WHAT THE TASK ASKS -
Up to and including the line with "from matplotlib.colors import", reproduce the listing below exactly, beginning at its first line.

INFORMATION SUPPLIED -
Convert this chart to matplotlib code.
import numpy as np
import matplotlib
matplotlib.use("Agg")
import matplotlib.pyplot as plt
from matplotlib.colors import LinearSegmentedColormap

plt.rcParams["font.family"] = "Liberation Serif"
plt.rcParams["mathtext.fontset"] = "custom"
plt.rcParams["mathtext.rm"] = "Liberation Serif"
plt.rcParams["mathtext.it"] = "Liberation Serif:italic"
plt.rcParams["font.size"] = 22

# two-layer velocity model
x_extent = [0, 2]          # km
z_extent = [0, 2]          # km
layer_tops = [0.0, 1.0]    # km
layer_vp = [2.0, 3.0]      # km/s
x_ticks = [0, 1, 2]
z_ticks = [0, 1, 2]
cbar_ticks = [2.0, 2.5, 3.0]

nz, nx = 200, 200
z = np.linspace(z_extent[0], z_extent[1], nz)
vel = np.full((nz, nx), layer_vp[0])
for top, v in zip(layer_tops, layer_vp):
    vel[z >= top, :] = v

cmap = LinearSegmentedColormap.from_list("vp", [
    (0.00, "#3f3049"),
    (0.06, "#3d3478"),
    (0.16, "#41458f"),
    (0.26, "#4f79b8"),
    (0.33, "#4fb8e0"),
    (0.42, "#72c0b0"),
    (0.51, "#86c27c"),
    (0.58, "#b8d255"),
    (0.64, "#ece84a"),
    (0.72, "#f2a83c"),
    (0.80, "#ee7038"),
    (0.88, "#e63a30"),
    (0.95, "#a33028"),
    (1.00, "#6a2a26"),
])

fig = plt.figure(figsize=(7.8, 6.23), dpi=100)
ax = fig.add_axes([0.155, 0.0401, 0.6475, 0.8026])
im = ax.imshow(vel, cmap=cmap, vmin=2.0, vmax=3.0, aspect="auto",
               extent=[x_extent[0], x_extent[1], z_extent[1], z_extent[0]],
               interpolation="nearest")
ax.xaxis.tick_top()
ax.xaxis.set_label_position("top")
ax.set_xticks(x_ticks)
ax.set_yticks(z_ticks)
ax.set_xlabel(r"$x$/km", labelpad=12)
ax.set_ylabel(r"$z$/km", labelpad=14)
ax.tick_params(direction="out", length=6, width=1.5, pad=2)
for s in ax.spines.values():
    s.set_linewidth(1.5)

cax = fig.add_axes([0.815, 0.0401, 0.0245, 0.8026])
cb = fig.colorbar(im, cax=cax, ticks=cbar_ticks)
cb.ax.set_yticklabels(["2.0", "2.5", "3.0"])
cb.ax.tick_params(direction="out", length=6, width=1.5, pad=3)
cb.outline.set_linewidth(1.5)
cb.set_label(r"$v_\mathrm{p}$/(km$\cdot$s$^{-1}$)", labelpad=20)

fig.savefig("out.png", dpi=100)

FINISHED TASK -
Convert this chart to matplotlib code.
import numpy as np
import matplotlib
matplotlib.use("Agg")
import matplotlib.pyplot as plt
from matplotlib.colors import LinearSegmentedColormap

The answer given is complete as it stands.